DEM Parti Ankara adayı Kışanak, ilk seçim konuşmasını mahkeme salonunda yaptı

DEM Parti Ankara Büyükşehir Belediye Eşbaşkan adayı Gültan Kışanak, tutuklu bulunduğu Kocaeli Cezaevi’nden SEGBİS ile duruşmaya katıldı

Fotoğraf: Twitter

Halkların Eşitlik ve Demokrasi Partisi (DEM Parti) Ankara Büyükşehir Belediye Eşbaşkan adayı Gültan Kışanak, ilk seçim konuşmasını Kobane Davası'nda yaptı. Kışanak, "Ankara'dan siyasi bir rehine olup aday olmak da bir ilktir. Bu da Türkiye siyasi tarihine büyük ayıp olarak girecektir" dedi.

Artı Gerçek'te yer alan habere göre Kışanak'ın konuşmasından öne çıkanlar şöyle:

Burada aynı zamanda Türkiye Cumhuriye'nin başkenti Ankara'nın DEM Parti Ankara Büyükşehir Belediye Eşbaşkan adayı olarak konuşuyorum.  Türkiye’de hapishane ve siyaset bağlamında çok hikaye var. Maalesef Türkiye'de özelikle muhalif siyasetçilerin yolu cezaevlerinden geçmiştir. Fakat biz biraz ilkleri yaşıyoruz. Örneğin, sanığın cezaevinde hep bir gün kentin belediye eşbaşkanı olarak görev yaptığı, siyasi darbe ile görevden alınan, 7 buçuk yıl rehin tutulan, sonra Ankara adayı olan ilk kişi benim galiba. Bu ilkleri bize yaşatıyorlar. Çünkü biz bu ülkede yeni bir yol açmak istiyoruz. Bugünlerde çok soruluyor, 'bu üçüncü yol nedir?' diye. Ya da 'kime kaybettireceksiniz kime kazandıracaksınız?' diye. Burada çok net olarak şunu söylüyorum ki, kimseye kaybettirme, kimseye kazandırma siyaseti yaklaşımımız yoktur. Biz halklarımıza demokratik bir seçenek yaratma mücadelesi veriyoruz. Bunu hayata geçirmeye çalışıyoruz.

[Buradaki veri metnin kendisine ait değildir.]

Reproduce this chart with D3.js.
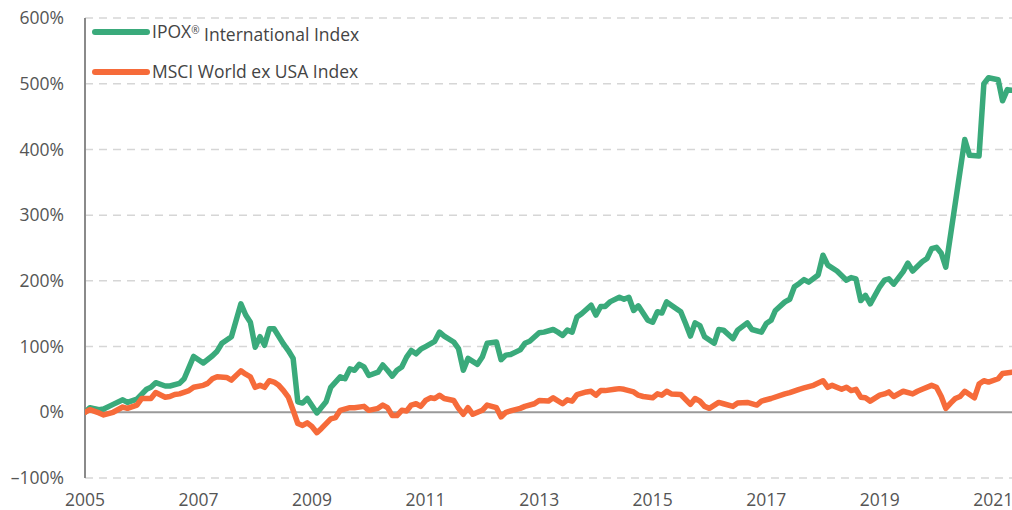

Bu 7 buçuk yıllık süreçte tam dört seçim yapıldı, bir referandum yapıldı. İki genel seçim yapıldı. Cumhurbaşkanlığı seçimi yapıldı, bir yerel seçim yapıldı ve şimdi ikinci yerel seçim yapılıyor. Yani bu siyasi rehine sürecinde beşinci seçimle karşı karşıyayız. Hukuksuz ve haksız şekilde halkın iradesi gasp edildi. Bugün burada aday bile olmam bunun göstergesidir. Demek ki ben hala belediye başkanlığı yapmaya haiz bir kişiyim. Ama Diyarbakır'ın iradesi o gün gasp edildi. Bugün Diyarbakır'dan Ankara'ya toplumsal barış köprüleri kurmak için görev ve sorumluluk aldım. Bu siyasi iktidarın elinde oyuncağa dönmüş halk iradesini doğru temelde tecelli etmesi için bir kez daha sorumluluk ve görev aldım.

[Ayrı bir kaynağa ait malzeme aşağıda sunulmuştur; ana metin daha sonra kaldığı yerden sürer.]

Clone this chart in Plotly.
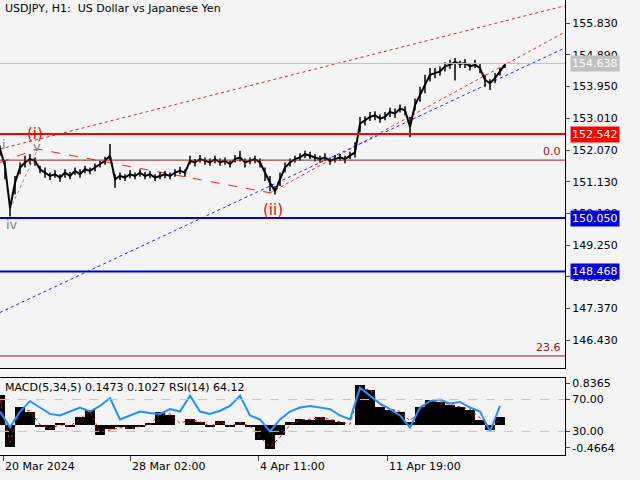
import plotly.graph_objects as go

# close prices, one every 5 bars (x is bar position)
bar_x = list(range(0, 510, 5))
close = [152.10, 151.60, 150.35, 151.10, 151.55, 151.70, 151.80, 151.75, 151.50, 151.40,
         151.30, 151.35, 151.25, 151.40, 151.30, 151.45, 151.35, 151.50, 151.45, 151.55,
         151.65, 151.75, 151.90, 151.20, 151.30, 151.25, 151.35, 151.30, 151.40, 151.30,
         151.35, 151.25, 151.30, 151.35, 151.30, 151.40, 151.45, 151.40, 151.75, 151.70,
         151.80, 151.75, 151.70, 151.80, 151.70, 151.75, 151.65, 151.80, 151.85, 151.70,
         151.75, 151.80, 151.70, 151.40, 151.10, 150.85, 151.20, 151.55, 151.70, 151.80,
         151.85, 151.95, 151.90, 151.85, 151.80, 151.85, 151.75, 151.80, 151.85, 151.80,
         151.90, 152.00, 152.85, 152.95, 153.05, 153.10, 153.00, 153.05, 153.20, 153.15,
         153.30, 153.25, 152.75, 153.40, 153.70, 154.00, 154.30, 154.35, 154.40, 154.55,
         154.60, 154.68, 154.62, 154.65, 154.55, 154.60, 154.50, 154.15, 154.05, 154.20,
         154.40, 154.60]
# bar extent above / below the close
up = [0.10, 0.15, 0.20, 0.20, 0.15, 0.20, 0.15, 0.10, 0.10, 0.15,
      0.10, 0.12, 0.10, 0.10, 0.12, 0.10, 0.15, 0.10, 0.10, 0.12,
      0.10, 0.12, 0.35, 0.15, 0.10, 0.10, 0.12, 0.10, 0.10, 0.12,
      0.10, 0.10, 0.12, 0.10, 0.10, 0.10, 0.12, 0.10, 0.15, 0.10,
      0.12, 0.10, 0.12, 0.10, 0.12, 0.10, 0.10, 0.12, 0.20, 0.12,
      0.10, 0.10, 0.12, 0.15, 0.20, 0.15, 0.20, 0.15, 0.12, 0.10,
      0.12, 0.10, 0.12, 0.10, 0.10, 0.12, 0.10, 0.12, 0.10, 0.10,
      0.12, 0.30, 0.20, 0.12, 0.15, 0.12, 0.12, 0.15, 0.12, 0.15,
      0.12, 0.12, 0.30, 0.20, 0.25, 0.30, 0.20, 0.15, 0.15, 0.12,
      0.15, 0.12, 0.10, 0.12, 0.10, 0.15, 0.12, 0.15, 0.12, 0.15,
      0.12, 0.05]
down = [0.20, 0.40, 0.25, 0.35, 0.20, 0.15, 0.15, 0.15, 0.12, 0.15,
        0.12, 0.10, 0.12, 0.15, 0.10, 0.12, 0.10, 0.12, 0.10, 0.12,
        0.10, 0.12, 0.15, 0.25, 0.12, 0.10, 0.12, 0.10, 0.12, 0.10,
        0.12, 0.10, 0.10, 0.12, 0.10, 0.12, 0.10, 0.12, 0.10, 0.12,
        0.10, 0.12, 0.10, 0.12, 0.10, 0.12, 0.10, 0.10, 0.12, 0.15,
        0.10, 0.12, 0.15, 0.25, 0.25, 0.10, 0.20, 0.15, 0.12, 0.10,
        0.10, 0.12, 0.10, 0.12, 0.10, 0.10, 0.12, 0.10, 0.10, 0.12,
        0.10, 0.15, 0.25, 0.15, 0.12, 0.15, 0.12, 0.10, 0.15, 0.12,
        0.12, 0.15, 0.30, 0.15, 0.20, 0.25, 0.20, 0.15, 0.12, 0.15,
        0.12, 0.55, 0.12, 0.15, 0.12, 0.10, 0.15, 0.20, 0.20, 0.15,
        0.12, 0.10]

osc_x = list(range(0, 510, 10))
macd = [0.60, -0.45, 0.35, 0.25, -0.05, -0.10, 0.02, -0.05, 0.15, 0.30,
        -0.20, -0.08, -0.05, -0.08, -0.05, 0.02, 0.25, 0.20, 0.00, 0.12,
        0.05, -0.05, 0.08, -0.05, 0.05, -0.05, -0.30, -0.50, -0.20, 0.05,
        0.12, 0.10, 0.15, 0.10, 0.05, 0.00, 0.80, 0.70, 0.35, 0.30,
        0.25, 0.05, 0.35, 0.50, 0.45, 0.40, 0.35, 0.30, 0.10, -0.10, 0.15]
signal = [0.50, -0.35, 0.30, 0.28, 0.00, -0.08, 0.00, -0.03, 0.12, 0.27,
          -0.15, -0.10, -0.06, -0.07, -0.04, 0.00, 0.22, 0.22, 0.03, 0.10,
          0.06, -0.03, 0.06, -0.03, 0.04, -0.03, -0.25, -0.45, -0.25, 0.00,
          0.10, 0.11, 0.14, 0.11, 0.06, 0.01, 0.70, 0.72, 0.40, 0.32,
          0.27, 0.08, 0.30, 0.47, 0.46, 0.41, 0.36, 0.31, 0.14, -0.05, 0.10]
rsi = [55, 35, 55, 68, 60, 52, 50, 55, 60, 55, 62, 72, 45, 50, 55, 53, 52, 58, 55, 75,
       55, 52, 56, 62, 75, 50, 45, 30, 45, 55, 60, 62, 60, 58, 50, 45, 85, 75, 65, 58,
       50, 35, 60, 68, 70, 65, 67, 60, 55, 30, 62]

price_ticks = [155.830, 154.890, 153.950, 153.010, 152.070, 151.130, 150.190, 149.250,
               148.310, 147.370, 146.430]
level_red = 152.542
level_blue = [150.050, 148.468]
last_price = 154.638
fib_0 = 151.77
fib_236 = 145.96
date_pos = [3, 130, 258, 387]
date_labels = ["20 Mar 2024", "28 Mar 02:00", "4 Apr 11:00", "11 Apr 19:00"]

FONT = "DejaVu Sans"
fig = go.Figure()

# trend lines
fig.add_trace(go.Scatter(x=[0, 565], y=[152.10, 156.35], mode="lines",
                         line=dict(color="#c03030", width=1, dash="dot"), hoverinfo="skip"))
fig.add_trace(go.Scatter(x=[270, 565], y=[150.80, 155.57], mode="lines",
                         line=dict(color="#ff2020", width=1, dash="dot"), hoverinfo="skip"))
fig.add_trace(go.Scatter(x=[0, 565], y=[147.25, 155.10], mode="lines",
                         line=dict(color="#2020ff", width=1, dash="dot"), hoverinfo="skip"))
fig.add_trace(go.Scatter(x=[0, 37, 270], y=[151.70, 152.10, 150.80], mode="lines",
                         line=dict(color="#ff2020", width=1, dash="dash"), hoverinfo="skip"))
fig.add_trace(go.Scatter(x=[10, 37], y=[150.30, 152.05], mode="lines",
                         line=dict(color="#888888", width=1, dash="dot"), hoverinfo="skip"))

# price bars
fig.add_trace(go.Scatter(x=bar_x, y=close, mode="lines",
                         line=dict(color="black", width=2),
                         error_y=dict(type="data", array=up, arrayminus=down, symmetric=False,
                                      width=0, thickness=1.5, color="black")))

# oscillator panel
fig.add_trace(go.Bar(x=osc_x, y=macd, width=10, marker=dict(color="black", line_width=0),
                     xaxis="x2", yaxis="y2"))
fig.add_trace(go.Scatter(x=osc_x, y=signal, mode="lines", xaxis="x2", yaxis="y2",
                         line=dict(color="red", width=1, dash="dot")))
fig.add_trace(go.Scatter(x=osc_x, y=rsi, mode="lines", xaxis="x2", yaxis="y3",
                         line=dict(color="#1e90ff", width=2)))

shapes = [
    dict(type="line", xref="x", yref="y", x0=0, x1=565, y0=last_price, y1=last_price,
         line=dict(color="#c0c0c0", width=1)),
    dict(type="line", xref="x", yref="y", x0=0, x1=565, y0=level_red, y1=level_red,
         line=dict(color="red", width=2)),
    dict(type="line", xref="x", yref="y", x0=0, x1=565, y0=fib_0, y1=fib_0,
         line=dict(color="#8b2020", width=1)),
    dict(type="line", xref="x", yref="y", x0=0, x1=565, y0=fib_236, y1=fib_236,
         line=dict(color="#8b2020", width=1)),
]
for lv in level_blue:
    shapes.append(dict(type="line", xref="x", yref="y", x0=0, x1=565, y0=lv, y1=lv,
                       line=dict(color="#0000dd", width=2)))
for lv in [70, 30]:
    shapes.append(dict(type="line", xref="x2", yref="y3", x0=0, x1=565, y0=lv, y1=lv,
                       line=dict(color="#c0c0c0", width=1, dash="dash")))

ann = [
    dict(x=0.005, y=1.0, xref="paper", yref="paper", xanchor="left", yanchor="top",
         text="USDJPY, H1:  US Dollar vs Japanese Yen", font=dict(size=11, color="black")),
    dict(x=0.005, y=0.168, xref="paper", yref="paper", xanchor="left", yanchor="top",
         text="MACD(5,34,5) 0.1473 0.1027 RSI(14) 64.12", font=dict(size=11, color="black")),
    dict(x=35, y=152.54, text="(i)", font=dict(size=15, color="red")),
    dict(x=4, y=152.22, text="i", font=dict(size=13, color="#808080")),
    dict(x=37, y=152.17, text="v", font=dict(size=13, color="#808080")),
    dict(x=12, y=149.85, text="iv", font=dict(size=13, color="#808080")),
    dict(x=273, y=150.30, text="(ii)", font=dict(size=15, color="red")),
    dict(x=563, y=fib_0, text="0.0", xanchor="right", yanchor="bottom",
         font=dict(size=11, color="#8b2020")),
    dict(x=563, y=fib_236, text="23.6", xanchor="right", yanchor="bottom",
         font=dict(size=11, color="#8b2020")),
]
for a in ann:
    a["showarrow"] = False
boxes = [(last_price, "#c0c0c0"), (level_red, "red")] + [(lv, "#0000dd") for lv in level_blue]
for lv, col in boxes:
    ann.append(dict(x=1.0, xref="paper", y=lv, yref="y", xanchor="left", showarrow=False,
                    text=f"{lv:.3f}", bgcolor=col, font=dict(size=11, color="white"),
                    borderpad=1, xshift=5))
for pos, lab in zip(date_pos, date_labels):
    ann.append(dict(x=pos, xref="x2", y=0, yref="paper", yanchor="top", xanchor="left",
                    yshift=-3, showarrow=False, text=lab, font=dict(size=11, color="black")))

tickfont = dict(size=11, color="black")
fig.update_layout(
    width=640, height=480, showlegend=False,
    paper_bgcolor="#f4f4f4", plot_bgcolor="#f4f4f4",
    margin=dict(l=0, r=75, t=0, b=25, autoexpand=False),
    font=dict(family=FONT, size=11),
    bargap=0,
    xaxis=dict(range=[0, 565], showticklabels=False, showgrid=False, zeroline=False,
               showline=True, linecolor="black", mirror=True, ticks=""),
    yaxis=dict(domain=[0.191, 1.0], range=[145.6, 156.52], side="right", automargin=False,
               tickvals=price_ticks, ticktext=[f"{v:.3f}" for v in price_ticks],
               ticks="outside", ticklen=4, tickfont=tickfont, showgrid=False,
               zeroline=False, showline=True, linecolor="black", mirror=True),
    xaxis2=dict(range=[0, 565], anchor="y2", tickvals=date_pos, showticklabels=False,
                ticks="outside", ticklen=5, showgrid=False, automargin=False,
                zeroline=False, showline=True, linecolor="black", mirror=True),
    yaxis2=dict(domain=[0.0, 0.169], range=[-0.61, 0.94], anchor="x2", side="right",
                tickvals=[0.8365, -0.4664], ticktext=["0.8365", "-0.4664"], automargin=False,
                ticks="outside", ticklen=4, tickfont=tickfont, showgrid=False,
                zeroline=False, showline=True, linecolor="black", mirror=True),
    yaxis3=dict(range=[0.3, 97], overlaying="y2", anchor="x2", side="right", automargin=False,
                tickvals=[70, 30], ticktext=["70.00", "30.00"], ticks="outside", ticklen=4,
                tickfont=tickfont, showgrid=False, zeroline=False),
    shapes=shapes, annotations=ann,
)
fig.write_html("out.html", config={"displayModeBar": False},
               post_script="document.body.style.margin='0px';")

Mahkeme salonunda halka sesini duyurma mücadelesi vermek bir ilktir. Yıllardır bize bunu dayatıyorlar. Biz diyoruz ki siyaset mahkeme salonlarında değil, halkın içinde, meydanda, Meclis'te yapılmalı. Ama bize gösterdikleri tek yol mahkeme salonlarında siyaset yapma ve halka gerçekleri anlatmak.

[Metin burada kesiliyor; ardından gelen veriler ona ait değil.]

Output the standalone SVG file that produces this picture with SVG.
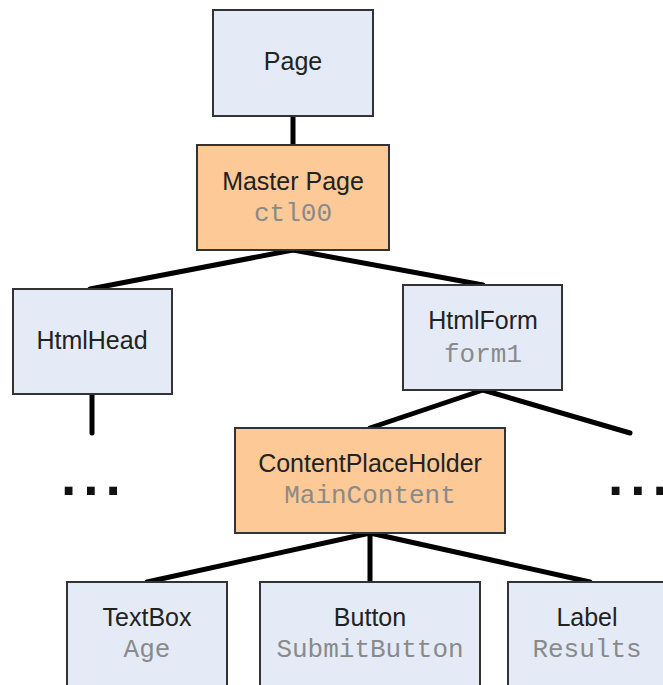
<svg xmlns="http://www.w3.org/2000/svg" width="663" height="685" viewBox="0 0 663 685">
  <style>
    .box { stroke: #333; stroke-width: 2; }
    .ctrl { fill: #e5ebf6; }
    .master { fill: #fdc996; }
    .name { font-family: "Liberation Sans", Arial, sans-serif; font-size: 25px; fill: #222; text-anchor: middle; }
    .id { font-family: "Liberation Mono", "Courier New", monospace; font-size: 26px; fill: #8a8a8a; text-anchor: middle; }
    .dots { font-family: "Liberation Sans", Arial, sans-serif; font-weight: bold; font-size: 55px; letter-spacing: 7px; fill: #111; }
    .link { stroke: #000; stroke-width: 5; fill: none; stroke-linecap: round; }
  </style>
  <rect width="663" height="685" fill="#fff"/>

  <!-- tree edges -->
  <g id="connectors">
    <line class="link" x1="293" y1="116" x2="293" y2="145"/>
    <line class="link" x1="293" y1="250" x2="90" y2="289"/>
    <line class="link" x1="293" y1="250" x2="483" y2="285"/>
    <line class="link" x1="92" y1="394" x2="92" y2="433"/>
    <line class="link" x1="483" y1="390" x2="370" y2="428"/>
    <line class="link" x1="483" y1="390" x2="630" y2="433"/>
    <line class="link" x1="370" y1="533" x2="147" y2="582"/>
    <line class="link" x1="370" y1="533" x2="370" y2="582"/>
    <line class="link" x1="370" y1="533" x2="590" y2="582"/>
  </g>

  <g id="page">
    <rect class="box ctrl" x="213" y="10" width="160" height="106"/>
    <text class="name" x="293" y="70">Page</text>
  </g>

  <g id="master-page">
    <rect class="box master" x="197" y="145" width="192" height="105"/>
    <text class="name" x="293" y="190">Master Page</text>
    <text class="id" x="293" y="221">ctl00</text>
  </g>

  <g id="html-head">
    <rect class="box ctrl" x="13" y="289" width="159" height="105"/>
    <text class="name" x="92" y="349">HtmlHead</text>
  </g>

  <g id="html-form">
    <rect class="box ctrl" x="403" y="285" width="159" height="105"/>
    <text class="name" x="483" y="329">HtmlForm</text>
    <text class="id" x="483" y="362">form1</text>
  </g>

  <g id="content-placeholder">
    <rect class="box master" x="235" y="428" width="270" height="105"/>
    <text class="name" x="370" y="472">ContentPlaceHolder</text>
    <text class="id" x="370" y="503">MainContent</text>
  </g>

  <g id="textbox-age">
    <rect class="box ctrl" x="67" y="582" width="160" height="110"/>
    <text class="name" x="147" y="626">TextBox</text>
    <text class="id" x="147" y="657">Age</text>
  </g>

  <g id="button-submit">
    <rect class="box ctrl" x="260" y="582" width="220" height="110"/>
    <text class="name" x="370" y="626">Button</text>
    <text class="id" x="370" y="657">SubmitButton</text>
  </g>

  <g id="label-results">
    <rect class="box ctrl" x="508" y="582" width="170" height="110"/>
    <text class="name" x="587" y="626">Label</text>
    <text class="id" x="587" y="657">Results</text>
  </g>

  <!-- elided children -->
  <g id="head-more">
    <text class="dots" x="61" y="495">...</text>
  </g>
  <g id="form-more">
    <text class="dots" x="608" y="495">...</text>
  </g>
</svg>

Su tersine akmaz. Ne yaparsanız yapın su tersine akmaz. Önüne bentler, barajlar kurarsanız taşar. Ama yine kendi mecrasında akar. Biz de bunu siyasette çok net olarak görüyoruz. Demokratik siyaset ile bu konuları tartışmak, Diyarbakır ile Ankara'yı hemhal etmek, bir arada buluşturmak için yaptığımız mücadelenin önüne her defasında setler örüldü.